Day10:8月10日(土)
パリオリンピック陸上競技のトラック&フィールド種目は、大会10日目のイブニングセッションが最終日。会場のスタット・ド・フランスでは8種目の決勝が行われ、男子4×400mリレー決勝に日本が出場。初のメダル獲得に挑みました。
予選で2分59秒48の日本新記録を樹立して、全体4番目のタイムで駒を進めてきた日本は、予選と同様に、中島佑気ジョセフ選手(富士通)、川端魁人選手(中京大クラブ)、佐藤風雅選手(ミズノ)、佐藤拳太郎選手(富士通)の走順で、3レーンに入ってスタート。1走の中島選手は7番手でバトンをつなぐと、2走・川端選手はバックストレートで6位争いを、ホームストレートでは7位を追う位置でレースを進めます。3走の佐藤風選手も7位争いしながらバトンはアンカーの佐藤拳選手へ。佐藤選手はバックストレートで7位に浮上すると、転倒した1チームをかわして6位でホームストレートへ。5位を猛追しながら、6位でフィニッシュラインを迎えました。優勝したアメリカは2分54秒43のオリンピック新記録で、メダルラインは2分55秒台という高速レース。上位チームが軒並みエリアレコードやナショナルレコードで続いたなか、日本も6位ながら2分58秒33をマーク。予選で樹立した日本記録を大きく更新するとともに、昨年のブダペスト世界選手権でインドによって更新されていたアジア記録も奪還しました。
日本チーム各選手のコメントは、以下の通りです。
男子4×400mリレー 決勝
日本(中島佑気ジョセフ、川端魁人、佐藤風雅、佐藤拳太郎)
6位 2分58秒33 =アジア新記録、日本新記録1走:中島佑気ジョセフ(富士通)
個人(400m)での予選敗退という悔しい結果を踏まえて、個人での課題を修正して、自分の本来の力を、世界の舞台でぶつけることを目標にしていた。予選はかなりいい形でレースを進めることができ、決勝も今できる最善は尽くせたかなと思う。しかし、その一方で、相手となる世界のトップは想像以上に速かった。チームの戦略として、アジア記録の更新と2分58秒前半を出せばメダルを狙えると考えていたが、世界のトップは僕らより一枚二枚上手で、そこに関してはすごく悔しく感じる。ただ、自分が今までやってきたことのすべてぶつけるつもりで走った。努力してきて、それでもまだ追いつかないのかという思いはあるけれど、こういった世界最高の舞台で、たくさんの観客の方が集まってボルテージの高いなかでいい走りができたのは、よかったと思う。
2走:川端魁人(中京大クラブ)
嬉しい半面、やはり悔しいという思いが大きい。僕の仕事としては、200m通過時点で、メダル圏内に食らいついて次につなぐというところだったが、世界の2走というのは、前半200mを19秒台近くで入っていくスピードだし、それでもラップとしては43秒台で必ずまとめてくる。そうでないとメダルというところには到底対応できなかったのかなと思うので、次にまた、この役割が与えられたら、次こそは、自分が今回課題に感じたところを果たせるように、もっと強くなりたいなと思う。
3走:佐藤風雅(ミズノ)
3走として、抜かれずに前との差を詰めるという仕事をしたかったのだが、1・2走の時点で後方での争いになってしまった。僕のところでしっかり(順位を)上げたいという思いはあったが、やはり世界のレベルには追いつかず、順位が変わらない状態で4走にバトンを渡す展開になった。

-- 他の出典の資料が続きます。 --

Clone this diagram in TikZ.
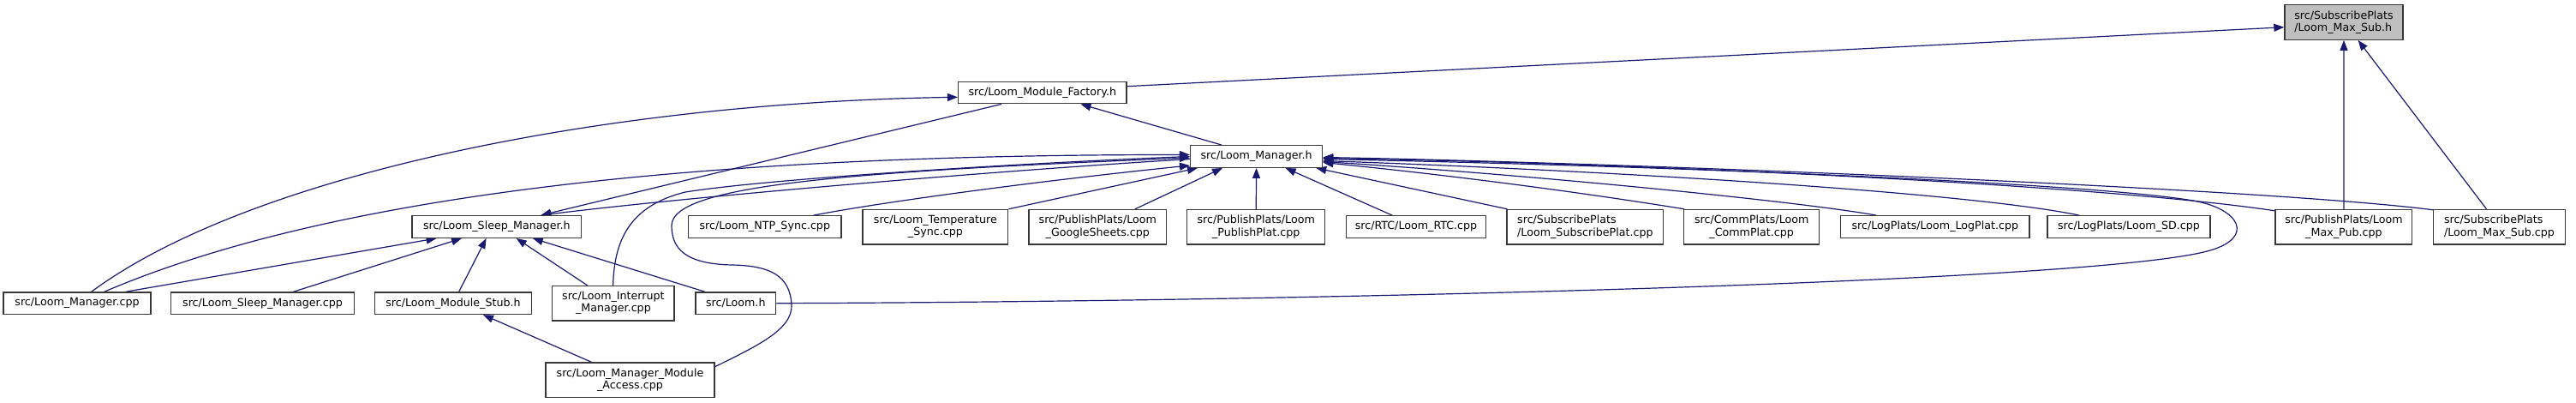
\documentclass[tikz,border=0pt]{standalone}
\usepackage{fontspec}
\setmainfont{DejaVu Sans}
\usetikzlibrary{arrows.meta,calc,backgrounds}
\definecolor{edgeblue}{RGB}{25,25,112}
\definecolor{boxgray}{RGB}{191,191,191}
\begin{document}
\begin{tikzpicture}[x=1pt,y=-1pt,
  box/.style={draw=black!78, line width=1.3pt, fill=white, inner sep=0pt,
    font=\fontsize{12.66pt}{14.3pt}\selectfont, align=center},
  one/.style={minimum height=25.6pt},
  two/.style={minimum height=40.5pt},
  edge/.style={draw=edgeblue, line width=1.2pt, {Triangle[length=12pt,width=9pt]}-}]
\useasboundingbox (0,0) rectangle (3007,469);

\node[box,two,align=left,fill=boxgray,minimum width=138pt] (maxsubh) at (2736,26) {src/SubscribePlats\\/Loom\_Max\_Sub.h};
\node[box,one,minimum width=196.4pt] (factory) at (1216.8,108) {src/Loom\_Module\_Factory.h};
\node[box,one,minimum width=154pt] (managerh) at (1466.6,182.5) {src/Loom\_Manager.h};
\node[box,one,minimum width=197.7pt] (sleeph) at (579.8,264.5) {src/Loom\_Sleep\_Manager.h};
\node[box,one,minimum width=178.4pt] (ntp) at (892.8,264.5) {src/Loom\_NTP\_Sync.cpp};
\node[box,two,minimum width=169.7pt] (temp) at (1091.9,264.7) {src/Loom\_Temperature\\\_Sync.cpp};
\node[box,two,minimum width=160.7pt] (gsheets) at (1281.3,264.7) {src/PublishPlats/Loom\\\_GoogleSheets.cpp};
\node[box,two,minimum width=160.8pt] (pubplat) at (1466.2,264.7) {src/PublishPlats/Loom\\\_PublishPlat.cpp};
\node[box,one,minimum width=162.6pt] (rtc) at (1653,264.5) {src/RTC/Loom\_RTC.cpp};
\node[box,two,align=left,minimum width=182.7pt] (subplat) at (1850.4,264.7) {src/SubscribePlats\\/Loom\_SubscribePlat.cpp};
\node[box,two,minimum width=158pt] (commplat) at (2044.7,264.7) {src/CommPlats/Loom\\\_CommPlat.cpp};
\node[box,one,minimum width=220.1pt] (logplat) at (2258.8,264.5) {src/LogPlats/Loom\_LogPlat.cpp};
\node[box,one,minimum width=190pt] (sd) at (2485,264.5) {src/LogPlats/Loom\_SD.cpp};
\node[box,two,minimum width=159.7pt] (maxpub) at (2735.9,264.7) {src/PublishPlats/Loom\\\_Max\_Pub.cpp};
\node[box,two,align=left,minimum width=153.7pt] (maxsubcpp) at (2917.5,264.7) {src/SubscribePlats\\/Loom\_Max\_Sub.cpp};
\node[box,one,minimum width=172pt] (managercpp) at (90,353.7) {src/Loom\_Manager.cpp};
\node[box,one,minimum width=213.7pt] (sleepcpp) at (306.5,353.7) {src/Loom\_Sleep\_Manager.cpp};
\node[box,one,minimum width=183pt] (stub) at (529,353.7) {src/Loom\_Module\_Stub.h};
\node[box,two,minimum width=142.2pt] (interrupt) at (715.9,353.7) {src/Loom\_Interrupt\\\_Manager.cpp};
\node[box,one,minimum width=93.7pt] (loomh) at (858.8,353.7) {src/Loom.h};
\node[box,two,minimum width=197pt] (access) at (735.5,443.3) {src/Loom\_Manager\_Module\\\_Access.cpp};

\begin{scope}[on background layer]
% into Loom_Max_Sub.h
\draw[edge] ($(maxsubh.west)+(0,5.7)$) -- ($(factory.east)+(0,-7.3)$);
\draw[edge] (maxsubh.south) -- (maxpub.north);
\draw[edge] ($(maxsubh.south)+(16.6,0)$) -- ($(maxsubcpp.north)+(-15,0)$);
% into Loom_Module_Factory.h
\draw[edge] ($(factory.west)+(0,5.3)$) .. controls (700,120) and (290,205) .. ($(managercpp.north)+(16.7,0)$);
\draw[edge] ($(factory.south)+(44.7,0)$) -- ($(managerh.north)+(-40.6,0)$);
% into Loom_Sleep_Manager.h from above
\draw[edge] ($(sleeph.north)+(51.5,0)$) -- ($(factory.south)+(-47.8,0)$);
\draw[edge] ($(sleeph.north)+(51.5,0)$) .. controls (800,230) and (1150,200) .. ($(managerh.west)+(0,3)$);
% into Loom_Manager.h, left side
\draw[edge] ($(managerh.west)+(0,-2)$) .. controls (800,180) and (380,230) .. ($(managercpp.north)+(31.7,0)$);
\draw[edge] (managerh.west) .. controls (1200,190) and (900,208) .. (800,224)
  .. controls (735,240) and (717,280) .. ($(interrupt.north)+(-0.3,0)$);
\draw[edge] ($(managerh.west)+(0,1.5)$) .. controls (1000,200) and (784,215) .. (784,263)
  .. controls (784,290) and (800,308) .. (855,309)
  .. controls (900,310) and (922,322) .. (924,355)
  .. controls (926,385) and (880,405) .. ($(access.east)+(0,-15.6)$);
\draw[edge] ($(managerh.west)+(0,10.5)$) .. controls (1250,207) and (1050,232) .. ($(ntp.north)+(57,0)$);
\draw[edge] ($(managerh.south west)+(9,0)$) -- (temp.north east);
\draw[edge] ($(managerh.south)+(-39.6,0)$) -- ($(gsheets.north)+(43.7,0)$);
\draw[edge] (managerh.south) -- (pubplat.north);
% into Loom_Manager.h, right side
\draw[edge] ($(managerh.south)+(34,0)$) -- ($(rtc.north)+(-28,0)$);
\draw[edge] ($(managerh.south east)+(-8,0)$) -- ($(subplat.north west)+(1,0)$);
\draw[edge] ($(managerh.east)+(0,7)$) .. controls (1700,205) and (1850,225) .. ($(commplat.north west)+(1,0)$);
\draw[edge] ($(managerh.east)+(0,6)$) .. controls (1800,205) and (2100,235) .. ($(logplat.north)+(-68.8,0)$);
\draw[edge] ($(managerh.east)+(0,5)$) .. controls (1900,200) and (2300,225) .. ($(sd.north)+(-58,0)$);
\draw[edge] ($(managerh.east)+(0,2)$) .. controls (1900,190) and (2450,215) .. ($(maxpub.north west)+(0,2)$);
\draw[edge] ($(managerh.east)+(0,1)$) .. controls (1900,190) and (2650,220) .. ($(maxsubcpp.north west)+(0,1)$);
\draw[edge] ($(managerh.east)+(0,3)$) .. controls (2000,195) and (2450,215) .. (2560,234)
  .. controls (2615,243.5) and (2632,276.8) .. (2580,292)
  .. controls (2450,330) and (1500,352) .. (loomh.east);
% into Loom_Sleep_Manager.h from below
\draw[edge] ($(sleeph.south west)+(29.3,0)$) -- ($(managercpp.north)+(56.7,0)$);
\draw[edge] ($(sleeph.south)+(-40.8,0)$) -- ($(sleepcpp.north)+(36,0)$);
\draw[edge] ($(sleeph.south)+(-12.2,0)$) -- ($(stub.north)+(6.7,0)$);
\draw[edge] ($(sleeph.south)+(22.9,0)$) -- ($(interrupt.north)+(-30.3,0)$);
\draw[edge] ($(sleeph.south)+(42,0)$) -- ($(loomh.north)+(-36,0)$);
% into Loom_Module_Stub.h
\draw[edge] ($(stub.south)+(35,0)$) -- ($(access.north)+(-44.8,0)$);
\end{scope}
\end{tikzpicture}
\end{document}
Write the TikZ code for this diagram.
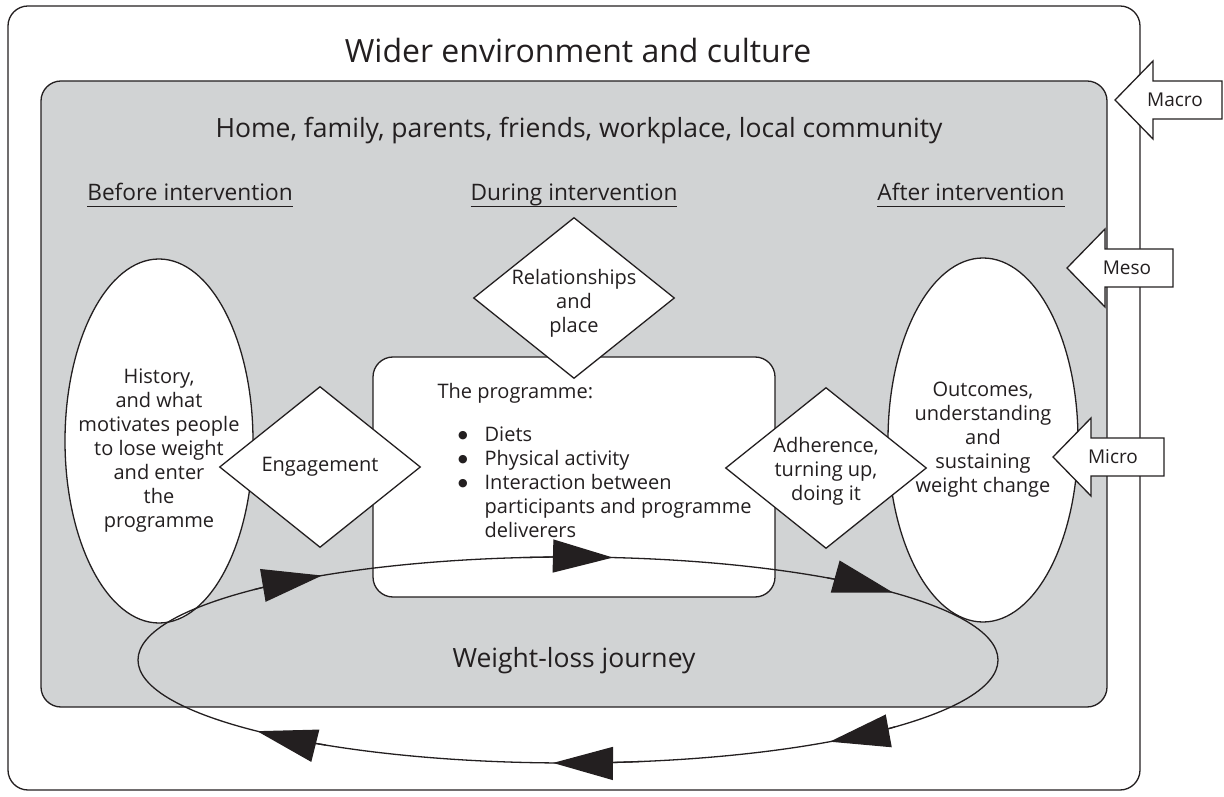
\documentclass[tikz,border=0pt]{standalone}
\usepackage{fontspec}
\setmainfont{Open Sans}
\newfontfamily\symfont{DejaVu Sans}
\usepackage{tikz}
\usetikzlibrary{arrows.meta,positioning,shapes.geometric,calc}
\definecolor{inkblack}{HTML}{231F20}
\definecolor{mesogray}{HTML}{D1D3D4}
\newcommand{\ulheading}[1]{\setbox0\hbox{#1}\rlap{\rule[-6pt]{\wd0}{1.3pt}}\box0}
\newcommand{\bigbullet}{\makebox[47pt][r]{\raisebox{3.5pt}{\symfont\fontsize{11}{12}\selectfont ●}\hspace{17pt}}}

\begin{document}
\begin{tikzpicture}[
    x=1pt, y=1pt, line width=1.3pt, color=inkblack,
    outerbox/.style={draw, rounded corners=20pt},
    innerbox/.style={draw, fill=mesogray, rounded corners=20pt},
    bubble/.style={ellipse, draw, fill=white, inner sep=0pt},
    gate/.style={diamond, draw, fill=white, inner sep=0pt,
                 minimum width=201pt, minimum height=161pt},
    progbox/.style={rectangle, draw, fill=white, rounded corners=20pt, inner sep=0pt},
    bodytext/.style={align=center, font=\fontsize{20}{24}\selectfont},
    heading/.style={anchor=base, font=\fontsize{22.7}{27}\selectfont},
    arr/.style={-{Triangle[length=60pt, width=33pt]}},
    levelarrow/.style={draw, fill=white, line join=miter},
    leveltext/.style={font=\fontsize{19}{23}\selectfont},
]
    \useasboundingbox (0,0) rectangle (1224,796);

    % macro level
    \draw[outerbox] (8,6) rectangle (1140,790);
    \node[anchor=base, font=\fontsize{32}{38}\selectfont] (wider) at (578,733)
        {Wider environment and culture};

    % meso level
    \draw[innerbox] (41,89) rectangle (1107,715);
    \node[anchor=base, font=\fontsize{26.5}{32}\selectfont] (home) at (579,658)
        {Home, family, parents, friends, workplace, local community};

    \node[heading] (hbefore) at (190,595) {\ulheading{Before intervention}};
    \node[heading] (hduring) at (574,595) {\ulheading{During intervention}};
    \node[heading] (hafter)  at (971,595) {\ulheading{After intervention}};

    % before / after
    \node[bubble, minimum width=188pt, minimum height=364pt,
          label={[bodytext, yshift=-10pt]center:History,\\and what\\motivates people\\to lose weight\\and enter\\the\\programme}]
          (history) at (159,355) {};
    \node[bubble, minimum width=190pt, minimum height=364pt,
          label={[bodytext]center:Outcomes,\\understanding\\and\\sustaining\\weight change}]
          (outcomes) at (983,356) {};

    % during
    \node[progbox, minimum width=402pt, minimum height=240pt] (prog) at (574,319) {};
    \node[anchor=north west, align=left, inner sep=0pt,
          font=\fontsize{20}{24}\selectfont] (progtext) at (437,413)
        {The programme:\\[19pt]
         \bigbullet Diets\\
         \bigbullet Physical activity\\
         \bigbullet Interaction between\\
         \hspace*{47pt}participants and programme\\
         \hspace*{47pt}deliverers};

    \node[gate, label={[bodytext]center:Engagement}] (engage) at (320,329) {};
    \node[gate, label={[bodytext, yshift=-5pt]center:Relationships\\and\\place}] (relate) at (574,498) {};
    \node[gate, label={[bodytext, yshift=-3pt]center:Adherence,\\turning up,\\doing it}] (adhere) at (826,328) {};

    % journey loop
    \coordinate (jc) at (568,136);
    \draw (jc) ellipse[x radius=430, y radius=103];
    \foreach \t in {124.9, 84, 40.9, -52.5, -92, -136.3}
        \draw[arr] ([shift={(\t+12:430 and 103)}]jc)
            arc[start angle=\t+12, end angle=\t, x radius=430, y radius=103];
    \node[anchor=base, font=\fontsize{26.5}{32}\selectfont] (journey) at (574,129)
        {Weight-loss journey};

    % levels
    \foreach \nm/\txt/\tx/\ty/\len in {macro/Macro/1115/696/107, meso/Meso/1067/528/106, micro/Micro/1053/339/111} {
        \draw[levelarrow] (\tx,\ty) -- ++(38,39) -- ++(0,-20) -- ++(\len-38,0)
            -- ++(0,-38) -- ++(38-\len,0) -- ++(0,-20) -- cycle;
        \node[leveltext] (\nm) at (\tx+60,\ty) {\txt};
    }
\end{tikzpicture}
\end{document}
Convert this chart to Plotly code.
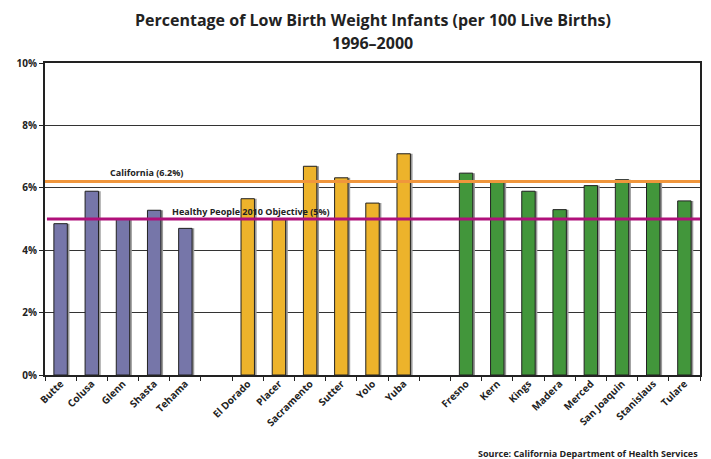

<タイムが出ている感覚はあったのでは? の問いに対して>
感覚はあったが、僕たちが目指していたのはメダル争い。6~7番手で争っている時点で、メダル獲得という意味で、世界との差を痛感した。
4走:佐藤拳太郎(富士通)
まだまだ世界との差があるなという気持ち。このチームを結成するとき、予選から2分58秒50以内というところを目標にしていた。そのタイムをクリアしても、メダル争いすらできないということで、見通しが甘かったというか、私たち4人が400m選手としてまだまだ弱いことを痛感している。
ただ、アジア記録をマークしたことは、一つ誇りにしたい。日本のマイルチームは、ここからまだまだ成長していきたいと思っているし、その足がかりになれたのかなと思う。まずは来年、東京世界陸上があるので、そこでは必ずメダルが取れるチームを結成する。これからも応援していただきたい。